First Hypothesis: Undo Tablespace Too Small
The first hypothesis was that the undo tablespace was undersized. We checked V$UNDOSTAT to see undo generation and retention.
SELECT begin_time, end_time, undoblks, -- undo blocks generated in this period txncount, -- transaction count maxquerylen, -- longest query in seconds ssolderrcnt, -- ORA-01555 errors in this period nospaceerrcnt, -- ORA-30036 (undo space full) activeblks, -- active undo blocks unexpiredblks -- unexpired (retained) undo blocks FROM v$undostat ORDER BY begin_time DESC FETCH FIRST 24 ROWS ONLY;
The data showed a clear spike: at 14:00 every Tuesday, undoblks jumped from ~200 per 10-minute period to ~8,400. The batch job — a financial reconciliation process — was performing 400,000 DELETE + INSERT pairs. The maxquerylen during the spike was 1,340 seconds — the report. The undo needed for the report's consistent read was being overwritten by the batch job's DELETE operations.
Incident Timeline
| Time | Event |
|---|---|
| 14:00 (every Tue) | Financial reconciliation batch begins. 400K DELETEs + INSERTs. |
| 14:07 | Long-running report starts.

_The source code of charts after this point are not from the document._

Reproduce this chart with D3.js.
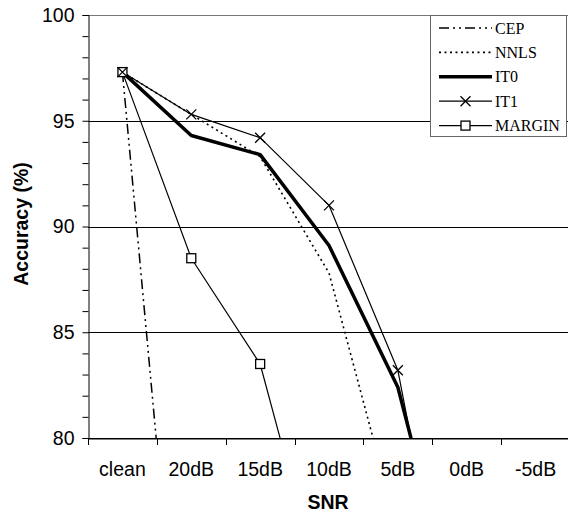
<!DOCTYPE html>
<html><head><meta charset="utf-8">
<script src="https://cdn.jsdelivr.net/npm/d3@7"></script>
<style>body{margin:0;background:#fff}</style>
</head><body>
<svg id="c" width="568" height="514"></svg>
<script>
const categories = ["clean","20dB","15dB","10dB","5dB","0dB","-5dB"];
const CEP    = [97.3, 62.0];
const NNLS   = [97.3, 95.3, 93.3, 87.8, 75.6];
const IT0    = [97.3, 94.3, 93.4, 89.1, 82.4, 69.8];
const IT1    = [97.3, 95.3, 94.2, 91.0, 83.2, 66.4];
const MARGIN = [97.3, 88.5, 83.5, 71.4];
const yTicks = [80, 85, 90, 95, 100];
const yMinor = d3.range(80, 101, 1);

const series = [
  {name:"CEP", values:CEP, width:1.5, dash:"10,4,2,4,2,4", marker:null},
  {name:"NNLS", values:NNLS, width:1.6, dash:"2,3.5", marker:null},
  {name:"IT0", values:IT0, width:3.5, dash:null, marker:null},
  {name:"IT1", values:IT1, width:1.2, dash:null, marker:"x"},
  {name:"MARGIN", values:MARGIN, width:1.2, dash:null, marker:"sq"}
];

const FONT = "Liberation Sans, Arial, sans-serif";
const FS = 19.5;
const svg = d3.select("#c");
const L = 88, R = 570, T = 15, B = 438;
const x = d3.scaleBand().domain(categories).range([L, R]);
const y = d3.scaleLinear().domain([80, 100]).range([B, T]);
const cx = c => x(c) + x.bandwidth()/2;

// gridlines
svg.append("g").selectAll("line").data(yTicks).join("line")
  .attr("x1", L).attr("x2", 568).attr("y1", d=>Math.round(y(d))+0.5).attr("y2", d=>Math.round(y(d))+0.5)
  .attr("stroke", d => (d===100) ? "#777" : "#000").attr("stroke-width", 1);

// y axis
const ya = svg.append("g").attr("transform", `translate(${L+0.5},0)`)
  .call(d3.axisLeft(y).tickValues(yMinor).tickSize(6).tickFormat(d => yTicks.includes(d) ? d : ""));
ya.select(".domain").attr("stroke","#000");
ya.selectAll(".tick line").attr("stroke","#000");
ya.selectAll(".tick text").attr("font-family",FONT).attr("font-size",FS).attr("fill","#000").attr("x",-14);

// x axis
const xa = svg.append("g").attr("transform", `translate(0,${B+0.5})`)
  .call(d3.axisBottom(x).tickSize(0));
xa.select(".domain").attr("stroke","#000");
xa.selectAll(".tick text").attr("font-family",FONT).attr("font-size",FS).attr("fill","#000")
  .attr("y", 37.5).attr("dy", 0);
// x tick marks at band boundaries
svg.append("g").selectAll("line").data(categories.concat(["__end"])).join("line")
  .attr("x1", (d,i)=>Math.round(L + i*x.step())+0.5).attr("x2", (d,i)=>Math.round(L + i*x.step())+0.5)
  .attr("y1", B).attr("y2", B+7).attr("stroke","#000");

// titles
svg.append("text").attr("x", 328).attr("y", 509).attr("text-anchor","middle")
  .attr("font-family",FONT).attr("font-size",FS).attr("font-weight","bold").text("SNR");
svg.append("text").attr("transform","translate(28,224) rotate(-90)").attr("text-anchor","middle")
  .attr("font-family",FONT).attr("font-size",FS).attr("font-weight","bold").text("Accuracy (%)");

// clip
svg.append("clipPath").attr("id","pc").append("rect").attr("x",L).attr("y",T).attr("width",R-L).attr("height",B-T);
const plot = svg.append("g").attr("clip-path","url(#pc)");

const line = d3.line().x((d,i)=>cx(categories[i])).y(d=>y(d));
series.forEach(s=>{
  plot.append("path").datum(s.values).attr("d", line).attr("fill","none")
    .attr("stroke","#000").attr("stroke-width", s.width).attr("stroke-dasharray", s.dash)
    .attr("stroke-linejoin","round");
});
function drawMarker(g, type, px, py){
  if(type==="x"){
    const r=5;
    g.append("path").attr("d",`M${px-r},${py-r}L${px+r},${py+r}M${px-r},${py+r}L${px+r},${py-r}`)
      .attr("stroke","#000").attr("stroke-width",1.3).attr("fill","none");
  } else if(type==="sq"){
    const r=4.5;
    g.append("rect").attr("x",px-r).attr("y",py-r).attr("width",2*r).attr("height",2*r)
      .attr("fill","#fff").attr("stroke","#000").attr("stroke-width",1.3);
  }
}
["sq","x"].forEach(t=>{
  series.filter(s=>s.marker===t).forEach(s=>{
    s.values.forEach((v,i)=>{ if(v>=80 && v<=100) drawMarker(plot, t, cx(categories[i]), y(v)); });
  });
});

// legend
const lg = svg.append("g");
lg.append("rect").attr("x",430.5).attr("y",15.5).attr("width",136).attr("height",121)
  .attr("fill","#fff").attr("stroke","#666").attr("stroke-width",1);
series.forEach((s,i)=>{
  const ly = 28 + i*24.4;
  lg.append("line").attr("x1",439).attr("x2",492).attr("y1",ly).attr("y2",ly)
    .attr("stroke","#000").attr("stroke-width",s.width).attr("stroke-dasharray",s.dash);
  if(s.marker) drawMarker(lg, s.marker, 465.5, ly);
  lg.append("text").attr("x",495).attr("y",ly+5.5).attr("font-family","Liberation Serif, Times New Roman, serif")
    .attr("font-size",16).attr("fill","#000").text(s.name);
});
</script>
</body></html>
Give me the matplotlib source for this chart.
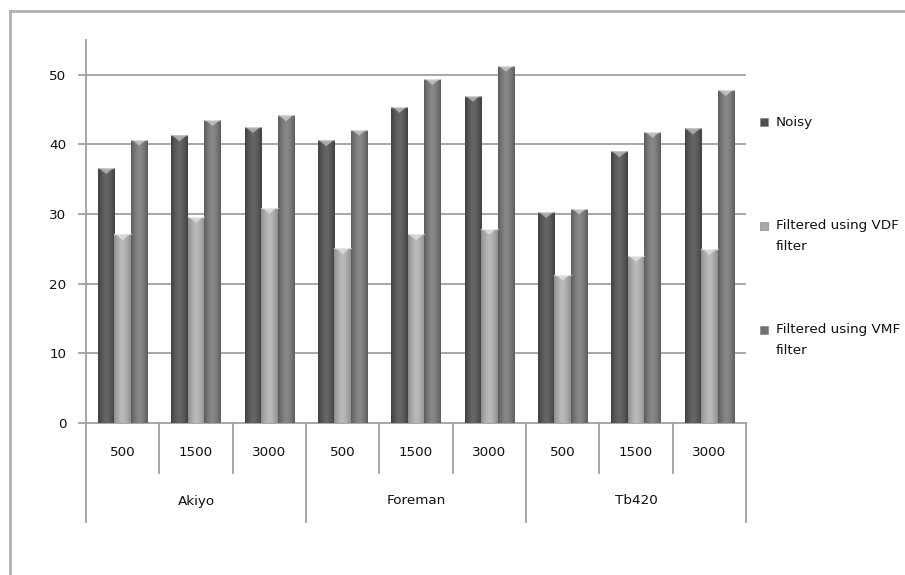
import numpy as np
import matplotlib
matplotlib.use("Agg")
import matplotlib.pyplot as plt
from matplotlib.patches import Polygon, Rectangle
from matplotlib.colors import LinearSegmentedColormap
from matplotlib.transforms import blended_transform_factory

# ---- data ----
videos = ["Akiyo", "Foreman", "Tb420"]
frames = ["500", "1500", "3000"]
series = ["Noisy", "Filtered using VDF\nfilter", "Filtered using VMF\nfilter"]
noisy = [36.6, 41.3, 42.5, 40.6, 45.4, 47.0, 30.3, 39.0, 42.3]
vdf = [27.1, 29.6, 30.9, 25.1, 27.1, 27.9, 21.3, 24.0, 25.0]
vmf = [40.7, 43.5, 44.2, 42.1, 49.4, 51.3, 30.8, 41.8, 47.8]
yticks = [0, 10, 20, 30, 40, 50]

# edge / centre shades for the cylinder-like bar fill
shades = [("#404040", "#666666"), ("#8e8e8e", "#bababa"), ("#5c5c5c", "#888888")]
legend_colors = ["#505050", "#a8a8a8", "#727272"]

W, H, DPI = 905, 575, 100
fig = plt.figure(figsize=(W / DPI, H / DPI), dpi=DPI)
fig.patch.set_facecolor("white")
plt.rcParams["font.family"] = ["DejaVu Sans"]
FS = 9.7
txt_color = "#111111"
line_col = "#a0a0a0"

def fx(px):
    return px / W

def fy(py):
    return 1 - py / H

# outer frame (top and left edges)
fig.add_artist(plt.Line2D([fx(10), 1.0], [fy(11), fy(11)], color="#b0b0b0", lw=2))
fig.add_artist(plt.Line2D([fx(10), fx(10)], [fy(11), 0.0], color="#b0b0b0", lw=2))

ax = fig.add_axes([fx(86), fy(423), fx(746) - fx(86), fy(40) - fy(423)])
ax.set_xlim(-0.5, 8.5)
ax.set_ylim(0, 55)
for s in ["top", "right", "bottom"]:
    ax.spines[s].set_visible(False)
ax.spines["left"].set_color(line_col)
ax.spines["left"].set_linewidth(1.3)
ax.set_yticks(yticks)
ax.set_yticklabels([str(t) for t in yticks], fontsize=FS, color=txt_color)
ax.tick_params(axis="y", length=6, width=1.3, color=line_col, pad=8)
ax.set_xticks([])
for t in yticks[1:]:
    ax.axhline(t, color=line_col, lw=1.3, zorder=0)
ax.axhline(0, color=line_col, lw=1.3, zorder=1, clip_on=False)

n_cat = len(noisy)
x = np.arange(n_cat)
bw = 0.225
grad = 1 - np.abs(np.linspace(-1, 1, 64))[None, :] ** 1.5
cap_h = 0.85

for k, vals in enumerate([noisy, vdf, vmf]):
    cmap = LinearSegmentedColormap.from_list(f"s{k}", list(shades[k]))
    bars = ax.bar(x + (k - 1) * bw, vals, width=bw, color=shades[k][1],
                  edgecolor="none", zorder=3)
    for b, v in zip(bars, vals):
        x0 = b.get_x()
        x1 = x0 + b.get_width()
        im = ax.imshow(grad, cmap=cmap, extent=[x0, x1, 0, v], aspect="auto",
                       zorder=3.5, vmin=0, vmax=1, interpolation="bilinear")
        im.set_clip_path(b)
        # bevelled highlight on the bar top
        xm = (x0 + x1) / 2
        ax.add_patch(Polygon([[x0 + 0.01, v], [x1 - 0.01, v], [xm, v - cap_h]],
                             closed=True, facecolor="white", alpha=0.45,
                             edgecolor="none", zorder=4))
        ax.plot([x0, x1], [v, v], color="white", alpha=0.5, lw=1, zorder=4.5)

ax.set_xlim(-0.5, 8.5)
ax.set_ylim(0, 55)

# two-level category axis
tr = blended_transform_factory(ax.transData, fig.transFigure)
for i in range(n_cat):
    ax.text(i, fy(452), frames[i % 3], transform=tr, ha="center", va="center",
            fontsize=FS, color=txt_color)
for i in range(n_cat + 1):
    bottom = fy(522) if i % 3 == 0 else fy(473)
    fig.add_artist(plt.Line2D([i - 0.5, i - 0.5], [fy(423), bottom],
                              transform=tr, color=line_col, lw=1.3))
for g, name in enumerate(videos):
    ax.text(3 * g + 1, fy(501), name, transform=tr, ha="center", va="center",
            fontsize=FS, color=txt_color)

# legend
legend_y = [122, 226, 330]
for k, (lab, yy) in enumerate(zip(series, legend_y)):
    fig.add_artist(Rectangle((fx(760), fy(yy + 4)), fx(8), 8 / H,
                             facecolor=legend_colors[k], edgecolor="#888888", lw=0.5))
    for j, ln in enumerate(lab.split("\n")):
        fig.text(fx(776), fy(yy + 20 * j), ln, ha="left", va="center",
                 fontsize=FS, color=txt_color)

fig.savefig("out.png", dpi=DPI, facecolor="white")
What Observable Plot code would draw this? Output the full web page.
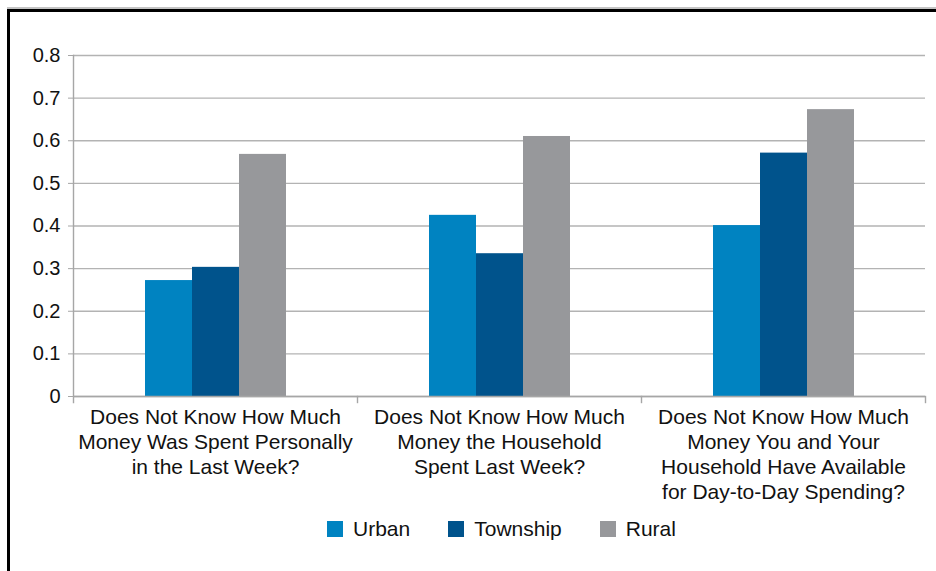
<!DOCTYPE html>
<html>
<head>
<meta charset="utf-8">
<script src="https://cdn.jsdelivr.net/npm/d3@7"></script>
<script src="https://cdn.jsdelivr.net/npm/@observablehq/plot@0.6"></script>
<style>
  html, body { margin: 0; padding: 0; background: #fff; }
  body { width: 936px; height: 571px; overflow: hidden; position: relative; font-family: "Liberation Sans", Arial, Helvetica, sans-serif; }
  #topline { position: absolute; left: 7px; top: 7px; width: 940px; height: 2px; background: #c4c4c4; }
  #frame { position: absolute; left: 7px; top: 9px; width: 940px; height: 600px; border-left: 3px solid #000; border-top: 3px solid #000; box-sizing: border-box; }
  #chart { position: absolute; left: 0; top: 0; }
  #legend { position: absolute; left: 327px; top: 517px; display: flex; align-items: center; font-size: 21px; color: #111; }
  #legend .item { display: flex; align-items: center; margin-right: 38px; }
  #legend .sw { width: 16px; height: 16px; margin-right: 10px; }
</style>
</head>
<body>
<div id="topline"></div>
<div id="frame"></div>
<div id="chart"></div>
<div id="legend"></div>
<script>
// ---- data ----
const categories = [
  "Does Not Know How Much\nMoney Was Spent Personally\nin the Last Week?",
  "Does Not Know How Much\nMoney the Household\nSpent Last Week?",
  "Does Not Know How Much\nMoney You and Your\nHousehold Have Available\nfor Day-to-Day Spending?"
];
const series = ["Urban", "Township", "Rural"];
const urban = [0.272, 0.425, 0.401];
const township = [0.303, 0.335, 0.571];
const rural = [0.568, 0.610, 0.673];
const colors = ["#0083c1", "#00538c", "#97989b"];
const yTicks = [0, 0.1, 0.2, 0.3, 0.4, 0.5, 0.6, 0.7, 0.8];

const values = {Urban: urban, Township: township, Rural: rural};
const rows = [];
categories.forEach((c, i) => series.forEach(s => rows.push({category: c, series: s, value: values[s][i]})));

const chart = Plot.plot({
  width: 936,
  height: 571,
  marginTop: 55,
  marginBottom: 175,
  marginLeft: 73,
  marginRight: 11,
  style: {fontFamily: '"Liberation Sans", Arial, Helvetica, sans-serif', background: "transparent"},
  fx: {domain: categories, paddingInner: 0, paddingOuter: 0, axis: null, label: null},
  x: {domain: series, paddingInner: 0, paddingOuter: 1.5, axis: null, label: null},
  y: {domain: [0, 0.8], axis: null, label: null},
  color: {domain: series, range: colors},
  marks: [
    Plot.gridY(yTicks, {stroke: "#b3b3b3", strokeOpacity: 1, strokeWidth: 1.4}),
    Plot.barY(rows, {fx: "category", x: "series", y: "value", fill: "series"}),
    Plot.ruleY([0], {stroke: "#a6a6a6", strokeWidth: 1.4}),
    Plot.frame({anchor: "left", facetAnchor: "left", stroke: "#a6a6a6", strokeWidth: 1.4, insetBottom: -6}),
    Plot.frame({anchor: "right", stroke: "#a6a6a6", strokeWidth: 1.4, insetTop: 341, insetBottom: -6}),
    Plot.axisY(yTicks, {tickSize: 5, tickPadding: 8, stroke: "#a6a6a6", fontSize: 20, fill: "#111", label: null, tickFormat: d => String(d)}),
    Plot.text(categories, {fx: d => d, text: d => d, frameAnchor: "bottom", lineAnchor: "top", dy: 10, fontSize: 21, lineHeight: 1.19, fill: "#111"})
  ]
});
document.getElementById("chart").appendChild(chart);

const legend = document.getElementById("legend");
series.forEach((s, i) => {
  const item = document.createElement("div");
  item.className = "item";
  const sw = document.createElement("div");
  sw.className = "sw";
  sw.style.background = colors[i];
  const label = document.createElement("span");
  label.textContent = s;
  item.appendChild(sw);
  item.appendChild(label);
  legend.appendChild(item);
});
</script>
</body>
</html>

Needs consistent view from 14:00. |
| 14:07-14:22 | Batch overwrites undo blocks needed by the report's read view. |
| 14:22-14:29 | Report queries blocks whose undo has been overwritten. |
| 14:29 | ORA-01555: snapshot too old. Report fails. |
| Week 12 | V$UNDOSTAT queried live during the batch. Spike pattern confirmed. |
| Week 12 + 1 hour | UNDO_RETENTION raised from 900s to 3600s |
| Week 13 | Report completes. No ORA-01555. |
Root Cause
UNDO_RETENTION was set to 900 seconds (15 minutes). The report ran for 22 minutes. The batch job generated enough undo volume to overwrite 15+ minutes of undo history in under 8 minutes. The report needed undo data from its start time, which was more than 900 seconds old by the time it encountered the overwritten blocks.
The Fix
-- Raise retention beyond the longest expected query duration: ALTER SYSTEM SET undo_retention = 3600; -- 1 hour -- Enable guaranteed retention on the undo tablespace -- (prevents undo from being overwritten even under space pressure): ALTER TABLESPACE undotbs1 RETENTION GUARANTEE; -- Monitor undo adequacy: SELECT maxquerylen, ssolderrcnt, ROUND(undoblks * 8192 / 1024/1024, 2) AS undo_mb_per_period FROM v$undostat ORDER BY begin_time DESC FETCH FIRST 6 ROWS ONLY;
Prevention
UNDO_RETENTION is now set to 2x the expected maximum query duration. The batch job was rescheduled to 02:00 on Wednesday — outside of business hours, away from long-running reports. V$UNDOSTAT is monitored every 10 minutes for ssolderrcnt increments — any non-zero value fires an alert before the next failure.